* **Given data**
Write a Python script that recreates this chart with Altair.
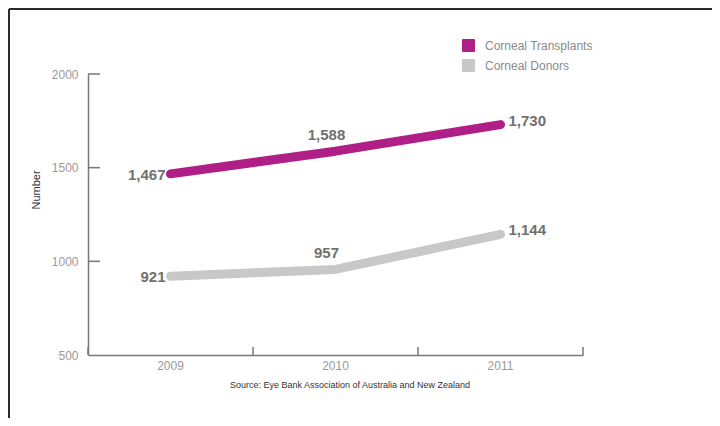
import altair as alt
import pandas as pd

years = ["2009", "2010", "2011"]
transplants = [1467, 1588, 1730]
donors = [921, 957, 1144]
series_names = ["Corneal Transplants", "Corneal Donors"]
series_colors = ["#B01E88", "#C8C8C9"]
y_ticks = [500, 1000, 1500, 2000]
y_title = "Number"
source_text = "Source: Eye Bank Association of Australia and New Zealand"

df = pd.DataFrame({
    "year": years * 2,
    "value": transplants + donors,
    "series": [series_names[0]] * 3 + [series_names[1]] * 3,
})
df["label"] = df["value"].map(lambda v: f"{v:,}")

W, H = 495, 281
FONT = "Liberation Sans"

xscale = alt.Scale(type="band", domain=years, paddingInner=0, paddingOuter=0)
yscale = alt.Scale(domain=[500, 2000], nice=False, zero=False)

x_axis = alt.Axis(title=None, ticks=False, labelPadding=5, labelFontSize=12,
                  labelColor="#9a9a9a", labelFont=FONT, domainColor="#777777",
                  domainWidth=1.5, labelAngle=0, grid=False)
y_axis = alt.Axis(title=None, ticks=False, values=y_ticks, format="d", labelPadding=10,
                  labelFontSize=12, labelColor="#9a9a9a", labelFont=FONT,
                  domainColor="#777777", domainWidth=1.5, grid=False)


def X(bp=0.5):
    return alt.X("year:O", scale=xscale, bandPosition=bp, axis=x_axis)


Y = alt.Y("value:Q", scale=yscale, axis=y_axis)

color_scale = alt.Scale(domain=series_names, range=series_colors)
legend = alt.Legend(title=None, orient="none", legendX=374, legendY=-35,
                    symbolType="square", symbolSize=144, symbolStrokeColor="#333333",
                    symbolStrokeWidth=1, labelFont=FONT, labelFontSize=12,
                    labelColor="#8a8a8a", labelOffset=10, rowPadding=3, padding=0)
COLOR = alt.Color("series:N", scale=color_scale, legend=legend, sort=series_names)

one = pd.DataFrame({"a": [0]})
ticks_df = pd.DataFrame({"value": y_ticks[1:]})
years_df = pd.DataFrame({"year": years})

frame_top = alt.Chart(one).mark_rule(color="#2b2b2b", strokeWidth=2).encode(
    x=alt.value(-79), x2=alt.value(624), y=alt.value(-65))
frame_left = alt.Chart(one).mark_rule(color="#2b2b2b", strokeWidth=2).encode(
    x=alt.value(-79), y=alt.value(-65), y2=alt.value(344))

yticks = alt.Chart(ticks_df).mark_rule(color="#777777", strokeWidth=1.5).encode(
    y=Y, x=alt.value(0), x2=alt.value(12))

xticks = alt.Chart(years_df).mark_rule(color="#777777", strokeWidth=1.5).encode(
    x=X(0), y=alt.value(H), y2=alt.value(H - 8))
xticks_end = alt.Chart(years_df).transform_filter(
    alt.datum.year == years[-1]).mark_rule(color="#777777", strokeWidth=1.5).encode(
    x=X(1), y=alt.value(H), y2=alt.value(H - 8))

pts = alt.Chart(df).mark_point(shape="square", filled=True, size=30, opacity=1).encode(
    x=X(), y=Y, color=COLOR,
)

lines = alt.Chart(df).mark_line(strokeWidth=9, strokeCap="round", strokeJoin="round").encode(
    x=X(), y=Y, color=COLOR, detail="series:N",
)

lab_style = dict(font=FONT, fontSize=15, fontWeight="bold", color="#707070")
lab_first = alt.Chart(df).transform_filter(alt.datum.year == years[0]).mark_text(
    align="right", baseline="middle", dx=-5, dy=1, **lab_style).encode(x=X(), y=Y, text="label:N")
lab_mid = alt.Chart(df).transform_filter(alt.datum.year == years[1]).mark_text(
    align="center", baseline="middle", dx=-9, dy=-16, **lab_style).encode(x=X(), y=Y, text="label:N")
lab_last = alt.Chart(df).transform_filter(alt.datum.year == years[2]).mark_text(
    align="left", baseline="middle", dx=8, dy=-4, **lab_style).encode(x=X(), y=Y, text="label:N")

ytitle = alt.Chart(pd.DataFrame({"t": [y_title]})).mark_text(
    angle=270, align="center", baseline="middle", font=FONT, fontSize=11, color="#333333").encode(
    x=alt.value(-51), y=alt.value(116), text="t:N")
source = alt.Chart(pd.DataFrame({"t": [source_text]})).mark_text(
    align="center", baseline="middle", font=FONT, fontSize=9, color="#333333").encode(
    x=alt.value(262), y=alt.value(311), text="t:N")

chart = alt.layer(
    frame_top, frame_left, yticks, xticks, xticks_end, pts, lines,
    lab_first, lab_mid, lab_last, ytitle, source,
).properties(
    width=W, height=H,
    padding={"left": 80, "top": 66, "right": 129, "bottom": 63},
    autosize=alt.AutoSizeParams(type="none"),
).configure_view(stroke=None)

chart.save("out.html", embed_options={"renderer": "svg", "actions": False})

* **Task description**
Every line should be retyped exactly, with the pictures omitted.

* **Result of this task**
Write a Python script that recreates this chart with Altair.
import altair as alt
import pandas as pd

years = ["2009", "2010", "2011"]
transplants = [1467, 1588, 1730]
donors = [921, 957, 1144]
series_names = ["Corneal Transplants", "Corneal Donors"]
series_colors = ["#B01E88", "#C8C8C9"]
y_ticks = [500, 1000, 1500, 2000]
y_title = "Number"
source_text = "Source: Eye Bank Association of Australia and New Zealand"

df = pd.DataFrame({
    "year": years * 2,
    "value": transplants + donors,
    "series": [series_names[0]] * 3 + [series_names[1]] * 3,
})
df["label"] = df["value"].map(lambda v: f"{v:,}")

W, H = 495, 281
FONT = "Liberation Sans"

xscale = alt.Scale(type="band", domain=years, paddingInner=0, paddingOuter=0)
yscale = alt.Scale(domain=[500, 2000], nice=False, zero=False)

x_axis = alt.Axis(title=None, ticks=False, labelPadding=5, labelFontSize=12,
                  labelColor="#9a9a9a", labelFont=FONT, domainColor="#777777",
                  domainWidth=1.5, labelAngle=0, grid=False)
y_axis = alt.Axis(title=None, ticks=False, values=y_ticks, format="d", labelPadding=10,
                  labelFontSize=12, labelColor="#9a9a9a", labelFont=FONT,
                  domainColor="#777777", domainWidth=1.5, grid=False)


def X(bp=0.5):
    return alt.X("year:O", scale=xscale, bandPosition=bp, axis=x_axis)


Y = alt.Y("value:Q", scale=yscale, axis=y_axis)

color_scale = alt.Scale(domain=series_names, range=series_colors)
legend = alt.Legend(title=None, orient="none", legendX=374, legendY=-35,
                    symbolType="square", symbolSize=144, symbolStrokeColor="#333333",
                    symbolStrokeWidth=1, labelFont=FONT, labelFontSize=12,
                    labelColor="#8a8a8a", labelOffset=10, rowPadding=3, padding=0)
COLOR = alt.Color("series:N", scale=color_scale, legend=legend, sort=series_names)

one = pd.DataFrame({"a": [0]})
ticks_df = pd.DataFrame({"value": y_ticks[1:]})
years_df = pd.DataFrame({"year": years})

frame_top = alt.Chart(one).mark_rule(color="#2b2b2b", strokeWidth=2).encode(
    x=alt.value(-79), x2=alt.value(624), y=alt.value(-65))
frame_left = alt.Chart(one).mark_rule(color="#2b2b2b", strokeWidth=2).encode(
    x=alt.value(-79), y=alt.value(-65), y2=alt.value(344))

yticks = alt.Chart(ticks_df).mark_rule(color="#777777", strokeWidth=1.5).encode(
    y=Y, x=alt.value(0), x2=alt.value(12))

xticks = alt.Chart(years_df).mark_rule(color="#777777", strokeWidth=1.5).encode(
    x=X(0), y=alt.value(H), y2=alt.value(H - 8))
xticks_end = alt.Chart(years_df).transform_filter(
    alt.datum.year == years[-1]).mark_rule(color="#777777", strokeWidth=1.5).encode(
    x=X(1), y=alt.value(H), y2=alt.value(H - 8))

pts = alt.Chart(df).mark_point(shape="square", filled=True, size=30, opacity=1).encode(
    x=X(), y=Y, color=COLOR,
)

lines = alt.Chart(df).mark_line(strokeWidth=9, strokeCap="round", strokeJoin="round").encode(
    x=X(), y=Y, color=COLOR, detail="series:N",
)

lab_style = dict(font=FONT, fontSize=15, fontWeight="bold", color="#707070")
lab_first = alt.Chart(df).transform_filter(alt.datum.year == years[0]).mark_text(
    align="right", baseline="middle", dx=-5, dy=1, **lab_style).encode(x=X(), y=Y, text="label:N")
lab_mid = alt.Chart(df).transform_filter(alt.datum.year == years[1]).mark_text(
    align="center", baseline="middle", dx=-9, dy=-16, **lab_style).encode(x=X(), y=Y, text="label:N")
lab_last = alt.Chart(df).transform_filter(alt.datum.year == years[2]).mark_text(
    align="left", baseline="middle", dx=8, dy=-4, **lab_style).encode(x=X(), y=Y, text="label:N")

ytitle = alt.Chart(pd.DataFrame({"t": [y_title]})).mark_text(
    angle=270, align="center", baseline="middle", font=FONT, fontSize=11, color="#333333").encode(
    x=alt.value(-51), y=alt.value(116), text="t:N")
source = alt.Chart(pd.DataFrame({"t": [source_text]})).mark_text(
    align="center", baseline="middle", font=FONT, fontSize=9, color="#333333").encode(
    x=alt.value(262), y=alt.value(311), text="t:N")

chart = alt.layer(
    frame_top, frame_left, yticks, xticks, xticks_end, pts, lines,
    lab_first, lab_mid, lab_last, ytitle, source,
).properties(
    width=W, height=H,
    padding={"left": 80, "top": 66, "right": 129, "bottom": 63},
    autosize=alt.AutoSizeParams(type="none"),
).configure_view(stroke=None)

chart.save("out.html", embed_options={"renderer": "svg", "actions": False})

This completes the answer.